● **REQUIREMENT**: Comb through the entries for "with" and pull out each line that holds it.
─── ENTRIES PROVIDED ───
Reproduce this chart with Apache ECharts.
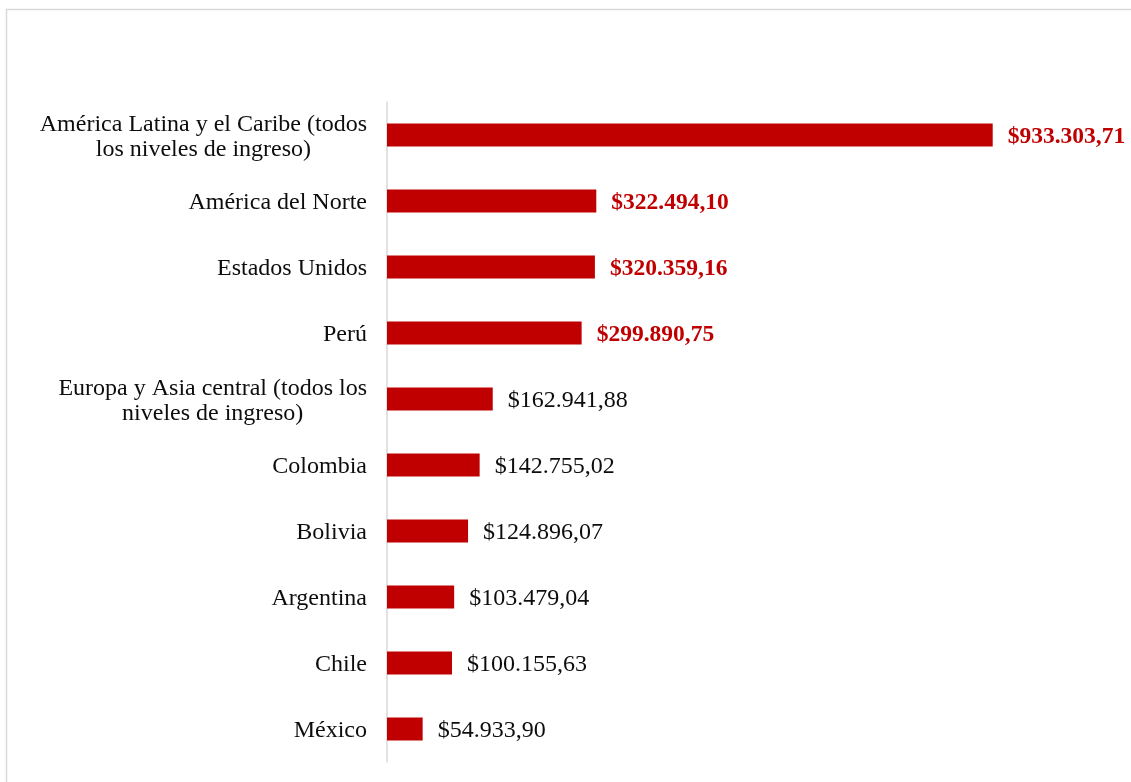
<!DOCTYPE html>
<html>
<head>
<meta charset="utf-8">
<script src="https://cdn.jsdelivr.net/npm/echarts@6/dist/echarts.min.js"></script>
<style>
  html, body { margin: 0; padding: 0; background: #fff; }
  #chart { width: 1131px; height: 782px; }
</style>
</head>
<body>
<div id="chart"></div>
<script>
// Regions / countries, top to bottom
const categories = [
  'América Latina y el Caribe (todos\nlos niveles de ingreso)',
  'América del Norte',
  'Estados Unidos',
  'Perú',
  'Europa y Asia central (todos los\nniveles de ingreso)',
  'Colombia',
  'Bolivia',
  'Argentina',
  'Chile',
  'México'
];
// Amount in dollars for each entry
const values = [933303.71, 322494.10, 320359.16, 299890.75, 162941.88, 142755.02, 124896.07, 103479.04, 100155.63, 54933.90];
// Entries whose value label is emphasised
const emphasised = [true, true, true, true, false, false, false, false, false, false];

const RED = '#C00000';
const FONT = "'Liberation Serif', 'Times New Roman', serif";

function money(v) {
  const parts = v.toFixed(2).split('.');
  const intPart = parts[0].replace(/\B(?=(\d{3})+(?!\d))/g, '.');
  return '$' + intPart + ',' + parts[1];
}

const chart = echarts.init(document.getElementById('chart'), null, { renderer: 'canvas' });

chart.setOption({
  animation: false,
  backgroundColor: '#ffffff',
  graphic: [{
    type: 'rect',
    shape: { x: 6.5, y: 9.5, width: 1200, height: 800 },
    style: { fill: 'none', stroke: '#d9d9d9', lineWidth: 1.5 },
    silent: true
  }],
  grid: { left: 387, right: 95, top: 102, height: 660, containLabel: false },
  xAxis: {
    type: 'value',
    min: 0,
    max: 1000000,
    show: false
  },
  yAxis: {
    type: 'category',
    inverse: true,
    data: categories,
    axisLine: { show: true, lineStyle: { color: '#d9d9d9', width: 1.5 } },
    axisTick: { show: false },
    splitLine: { show: false },
    axisLabel: {
      margin: 20,
      fontFamily: FONT,
      fontSize: 24,
      lineHeight: 25,
      color: '#0d0d0d',
      align: 'right',
      padding: [4, 0, 0, 0],
      // multi-line names are centred line by line inside their block
      formatter: v => v.indexOf('\n') < 0 ? v : v.split('\n').map(l => '{c|' + l + '}').join('\n'),
      rich: {
        c: { align: 'center', fontFamily: FONT, fontSize: 24, lineHeight: 25, color: '#0d0d0d' }
      }
    }
  },
  series: [{
    type: 'bar',
    barWidth: 23,
    data: values.map((v, i) => ({
      value: v,
      label: emphasised[i]
        ? { color: RED, fontWeight: 'bold', fontSize: 23.5 }
        : { color: '#0d0d0d', fontWeight: 'normal', fontSize: 24 }
    })),
    itemStyle: { color: RED },
    label: {
      show: true,
      position: 'right',
      distance: 15,
      offset: [0, 2],
      fontFamily: FONT,
      formatter: p => money(p.value)
    }
  }]
});
</script>
</body>
</html>
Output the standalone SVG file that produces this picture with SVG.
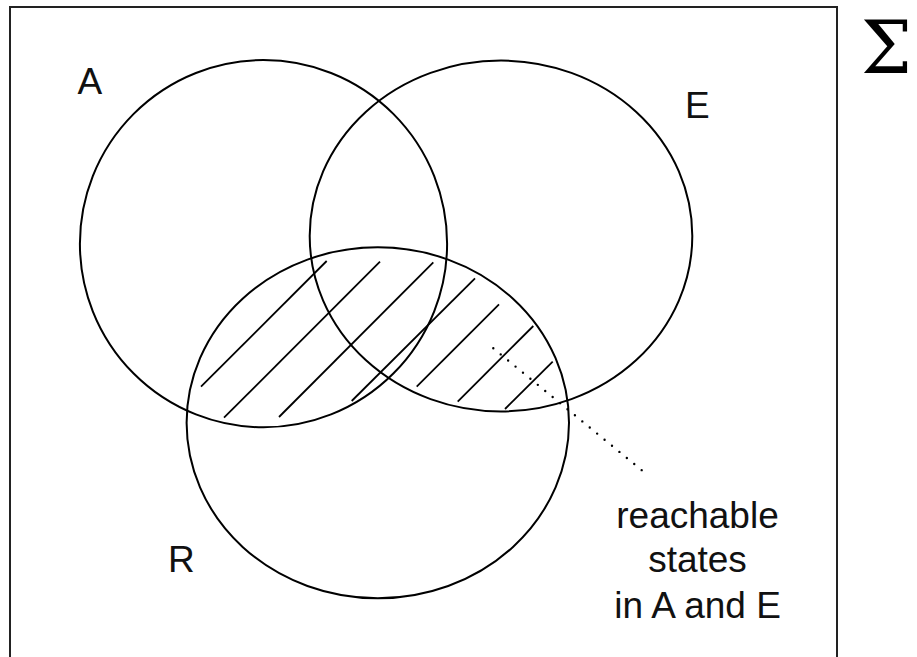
<svg xmlns="http://www.w3.org/2000/svg" width="917" height="657" viewBox="0 0 917 657">
<style>
.frame{fill:none;stroke:#222;stroke-width:2}
.set{fill:none;stroke:#000;stroke-width:2}
.hatch{stroke:#000;stroke-width:1.8;stroke-linecap:butt}
.dots{fill:none;stroke:#000;stroke-width:2.4;stroke-linecap:round;stroke-dasharray:0 9.6}
.lbl{font-family:"Helvetica Neue","Liberation Sans",Arial,sans-serif;font-size:37px;fill:#111}
.sig{font-family:"DejaVu Serif","Liberation Serif",serif;font-size:72px;fill:#000}
</style>
<rect width="917" height="657" fill="#fff"/>
<g id="universe">
<path class="frame" d="M10,660 V7 H837 V660"/>
<text class="sig" x="912" y="73" text-anchor="end">Σ</text>
</g>
<g id="hatching">
<line class="hatch" x1="201" y1="386.7" x2="326.7" y2="261"/>
<line class="hatch" x1="224" y1="417.7" x2="380" y2="261.7"/>
<line class="hatch" x1="279" y1="417" x2="433.3" y2="262.3"/>
<line class="hatch" x1="351.7" y1="401" x2="475" y2="278.3"/>
<line class="hatch" x1="416.7" y1="386.7" x2="499" y2="304.3"/>
<line class="hatch" x1="457.7" y1="401.7" x2="533.3" y2="326"/>
<line class="hatch" x1="505" y1="409" x2="552.7" y2="361.7"/>
</g>
<g id="A">
<circle class="set" cx="263.5" cy="243.7" r="183.6"/>
<text class="lbl" x="77.5" y="93.5">A</text>
</g>
<g id="E">
<ellipse class="set" cx="501" cy="236" rx="191.3" ry="175.4"/>
<text class="lbl" x="685" y="118.3">E</text>
</g>
<g id="R">
<ellipse class="set" cx="377.8" cy="422.8" rx="191.2" ry="175.5"/>
<text class="lbl" x="168" y="572.3">R</text>
</g>
<g id="connectors">
<path class="dots" d="M493.3,348.3 L642.7,471"/>
</g>
<g id="note">
<text class="lbl" text-anchor="middle" x="697.5" y="528.3">reachable</text>
<text class="lbl" text-anchor="middle" x="697.5" y="572.3">states</text>
<text class="lbl" text-anchor="middle" x="697.5" y="618.3">in A and E</text>
</g>
</svg>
───
● **COMPLETED EXERCISE**:
Reproduce this chart with Apache ECharts.
Output the standalone SVG file that produces this picture with SVG.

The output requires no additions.